The things that help keep me balanced these days….
Climbing and having an accountability buddy. Every Monday night, I meet my friend Gina to climb. I also schedule meet ups with other climbers once or twice a week. I ask friends who have never tried to join me. I love the progress I’m making, the friendships that are developing and feeling stronger.
Marco polo talks with friends. This has become one of my favorite modes of communicating with my friends. It’s a video messaging app and it has allowed me to share, in real time, when I’m struggling or when I need to process a difficult situation. I’ve developed deep deep bonds with my friends here because we have this open mode of communicating. This is the case for even my friends that live in Philly with me. We’re not waiting for a coffee hang out to catch up, but I’m able to keep up with the day to day shenanigans of life. Often when we are going through a hard time, we wait for it to pass, give a recap to our friends and wonder why we felt so alone in it all. Something about this doesn’t seem right. I want to be in it when you’re having a hard time and I hope people will be in it with me when I’m going through a difficult time. If you know anything about me, I deeply deeply value friendship. This piece by Cody Cook-Parrot has me thinking a lot about companionship in friendship.
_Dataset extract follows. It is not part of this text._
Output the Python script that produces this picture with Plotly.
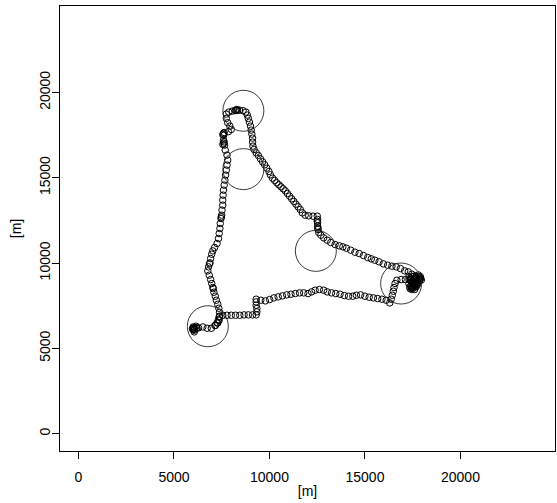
import plotly.graph_objects as go

# GPS track positions [m]
path_x = [5972, 6047, 6009, 6102, 6065, 6158, 5990, 6030, 6080, 6195,
          6288, 6512, 6735, 6958, 7144, 7256, 7330, 7368,
          7554, 7777, 8000, 8223, 8447, 8670, 8893, 9116, 9303,
          9340, 9340, 9303, 9303, 9303,
          9544, 9786, 10009, 10233, 10456, 10679, 10903, 11126, 11349, 11572, 11796, 12019,
          12205, 12391, 12614, 12837, 13024, 13247, 13470, 13693, 13917, 14140, 14363, 14549,
          14772, 14996, 15219, 15442, 15665, 15889, 16112, 16298,
          16372, 16428, 16484, 16521, 16577, 16670,
          16893, 17117, 17303,
          17451, 17545, 17638, 17731, 17824, 17917, 17451, 17358, 17638, 17545, 17731, 17824,
          17300, 17400, 17500, 17600, 17700, 17800, 17900, 17850, 17750, 17650, 17550, 17400,
          17300, 17450, 17600,
          17480, 17520, 17580, 17620, 17680, 17720, 17760, 17820, 17860, 17700, 17600, 17500,
          17420, 17380, 17350, 17900, 17950, 17680, 17560, 17480,
          17451, 17265, 17079, 16856, 16633, 16409, 16186, 15963, 15740, 15517, 15331, 15144,
          14921, 14698, 14474, 14251, 14028, 13842, 13656, 13433, 13210, 13024, 12837, 12689,
          12577, 12540,
          12521, 12521, 12521, 12502, 12540, 12500,
          12279, 12056, 11870,
          11721, 11610, 11498, 11386, 11274, 11163, 11051, 10940, 10828, 10716, 10605, 10493,
          10381, 10270, 10158, 10047, 9972, 9861, 9749, 9637, 9526, 9414, 9303, 9191, 9135,
          9116, 9116, 9079, 9042, 9005, 8949, 8893, 8837, 8763,
          8614, 8428, 8242, 8200, 8280, 8330, 8056, 7870, 7740,
          7740, 7814, 7926, 8000, 7850,
          7591, 7560, 7630, 7600, 7591, 7628, 7560, 7650, 7600,
          7684, 7777, 7814, 7777, 7740, 7702, 7665, 7628, 7591, 7572, 7554, 7554, 7516, 7498,
          7480, 7461, 7423, 7405, 7368, 7330, 7256, 7126, 7033, 6977, 6921, 6884, 6860, 6809,
          6772, 6847, 6921, 6977, 7033, 7060, 7089, 7163, 7219, 7293, 7349, 7386, 7386, 7368,
          7293, 7182]
path_y = [6158, 6061, 6256, 6217, 5963, 6295, 6100, 6200, 6120, 6197,
          6197, 6256, 6178, 6178, 6334, 6491, 6686, 6843,
          6940, 6940, 6940, 6940, 6940, 6960, 6960, 6960, 6960,
          7136, 7331, 7527, 7722, 7879,
          7820, 7781, 7859, 7957, 8016, 8074, 8133, 8172, 8211, 8250, 8250, 8211,
          8309, 8407, 8446, 8407, 8309, 8250, 8211, 8172, 8094, 8055, 8055, 8113,
          8133, 8055, 7996, 7957, 7918, 7879, 7820, 7664,
          7879, 8113, 8348, 8563, 8798, 8993,
          9032, 9032, 9032,
          8895, 8700, 9091, 8993, 9189, 9091, 8563, 8504, 8798, 8950, 8850, 9000,
          9200, 9100, 9200, 9250, 9150, 9300, 9200, 8950, 8750, 8600, 8550, 8650,
          8800, 8450, 8450,
          8620, 8760, 8680, 8900, 9060, 8820, 8960, 9100, 9050, 8650, 8700, 8820,
          8900, 9000, 8600, 9100, 9000, 9220, 9050, 8540,
          9345, 9482, 9540, 9677, 9775, 9814, 9873, 9951, 10068, 10166, 10244, 10322,
          10440, 10557, 10635, 10753, 10870, 10948, 11007, 11085, 11202, 11339, 11476, 11632,
          11789, 11965,
          12160, 12356, 12551, 12747, 12050, 12450,
          12747, 12766, 12805,
          12942, 13138, 13294, 13450, 13607, 13763, 13920, 14076, 14232, 14350, 14467, 14584,
          14702, 14838, 14975, 15171, 15366, 15562, 15757, 15933, 16109, 16305, 16461, 16657, 16852,
          17087, 17321, 17556, 17791, 18025, 18260, 18475, 18670, 18846,
          18924, 18964, 18964, 18930, 18990, 18950, 18905, 18846, 18729,
          18475, 18221, 18025, 17830, 17700,
          17595, 17530, 17650, 17480, 17204, 17100, 16950, 16911, 17020,
          16618, 16324, 16031, 15738, 15445, 15151, 14858, 14565, 14272, 13978, 13685, 13392, 13099, 12805,
          12700, 12610, 12317, 12023, 11730, 11437, 11144, 10909, 10713, 10518, 10264, 10010, 9950, 9775,
          9540, 9286, 9032, 8798, 8563, 8500, 8289, 8055, 7820, 7585, 7351, 7116, 6882, 6647,
          6491, 6354]

# Circle centres [m]
circle_x = [8633, 8633, 12428, 16893, 6772]
circle_y = [18924, 15503, 10713, 8798, 6295]

xticks = [0, 5000, 10000, 15000, 20000]
yticks = [0, 5000, 10000, 15000, 20000]
axis_title = "[m]"

font = dict(family="Liberation Sans, Arial, sans-serif", size=14, color="black")

fig = go.Figure()
fig.add_trace(go.Scatter(
    x=path_x, y=path_y, mode="markers",
    marker=dict(symbol="circle-open", size=6.5, color="black", line=dict(width=1)),
    hoverinfo="skip"))
fig.add_trace(go.Scatter(
    x=circle_x, y=circle_y, mode="markers",
    marker=dict(symbol="circle-open", size=41, color="#222222", line=dict(width=0.9)),
    hoverinfo="skip"))

axis_common = dict(
    showgrid=False, zeroline=False, showline=True, mirror=True,
    linecolor="black", linewidth=1, ticks="outside", ticklen=7,
    tickcolor="black", tickwidth=1, tickfont=font,
)

fig.update_layout(
    width=557, height=503,
    margin=dict(l=60, r=2, t=6, b=52, pad=0),
    plot_bgcolor="white", paper_bgcolor="white",
    showlegend=False, font=font,
    xaxis=dict(range=[-967, 24949], tickvals=xticks,
               ticktext=[str(v) for v in xticks], ticklabelstandoff=6,
               title=dict(text=axis_title, font=font, standoff=2), **axis_common),
    yaxis=dict(range=[-1017, 25064], tickvals=yticks,
               ticktext=[str(v) for v in yticks], tickangle=-90, ticklabelstandoff=-4,
               title=dict(text=axis_title, font=font, standoff=12), **axis_common),
)

fig.write_html("out.html")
Reading. I finally have the mental capacity and energy to focus and read. In 2021 I read 40 books and also started a bookstagram. Despite it being one of the busiest years for work, I made reading a priority to stay sane. After becoming pregnant and having a baby, I struggled in 2022 and 2023 to read. By some miracle, my energy levels have somewhat returned and I’ve read 9 books so far thanks to audiobooks and ebooks. In order to keep the momentum, I read a new book as soon as I finish one. Audiobooks are also always on when I drive, even if I listen for 10-15 minute intervals. Currently reading Endless Repeat: Essays and Outtakes by the late Anthony Veasna So
If we’ve talked online or in person, you’ve probably felt my anxiety and pessimism on how I’m feeling about my career. But I know there’s more in me, but I am hoping for it to feel more sustainable. I want to give it my all this year. I am starting a personal project on the transition new moms go through. I know there are still good things that lay ahead; a few weddings, some travel gigs, family trips, and pitches that are being considered. Maybe it’s the January/February blues and slowness that had me down, but as the sun is out today, I do a feel a tinge of hope when I think how this year may unfold.
I share this because I know I’m not alone in feeling overwhelmed in this industry. The state of journalism and media isn’t in the greatest place, so I know this isn’t a ME problem. When I shared that I had one gig in February on instagram, dozens lamented with me because it’s the scary reality of our work. I don’t want to be consumed by what is out of my control. There are things I can control and give my attention and time to. Learning to detach myself from allowing my work to be ALL of who I am, and letting it be a small part of who I am.
If you have suggestions or ideas on how to find balance, please share in the comments!
In December 2023, I met with the Pennsbury High School girl’s wrestling team for Philadelphia Magazine. The story was about the growing sport of girl’s wrestling in Pennsylvania after it officially was sanctioned as a high-school sport.
The New York Times published a story on how couple’s are navigating talking about Israel and Gaza when one person isn’t Jewish. I met Mindy and Kevan who talked about how though they are on the same page, Kevan, who grew up Catholic, didn’t fully understand the extent what it meant to be part of the community and critical of Israel.
Other news…
As mentioned above, I spent a week in Los Angeles earlier this month at the National Geographic Storytellers Summit. The best part was meeting photographers from all over the world. We saw beautiful works in progress from 40 photographers, learned about different programming the National Geographic Society offers and most importantly, learned the importance of being in community in our industry.
This Thursday, February 29 I’ll be speaking on a panel with Stephanie Sinclair, Joy Malone and Maryanne Golon at the NPPA’s Northern Shortcourse conference on the topic of finding work-life balance! Hope to see some of you there
Links, podcasts, blogs ✨✨✨
Mosab Abu Toha’s piece in the New Yorker on his family’s struggle to find food in Gaza
The Journal published a conversation between Marta Iwanek and Oksana Parafeniuk, two Ukrainian photographers, as they talk about photographing Ukraine and seeing images of war.
Natalie Keyssar published a story in the Washington Post on Stories of love and loss in the shadow of Ukraine’s war
My friend Cindy recommended this Ezra Klein podcast episode about anxiety and it being a habit you can unlearn.
Another Ezra Klein episode my friend Kim recommended is this one about the deep and important role friendships have in our lives
A disturbing but important piece of journalism by the New York Times on what’s going on in places like Instagram, pedophiles and moms who run their kids accounts.
I recently learned about Carter G Woodson, the founder of Black History Month - listen to this WBEZ episode and how BHM has its roots in Chicago
✨✨✨ Until next time!
Love that Philly mag story
Thank you so much for your honesty Hannah! I'm not a photographer, but as a fellow freelancer I've been feeling the waves of pessimism about my career as well. Sending you strength and solidarity!
Also I'm listening to the Ezra Klein podcast episode about unlearning anxiety now (much needed), thank you and thank you Cindy!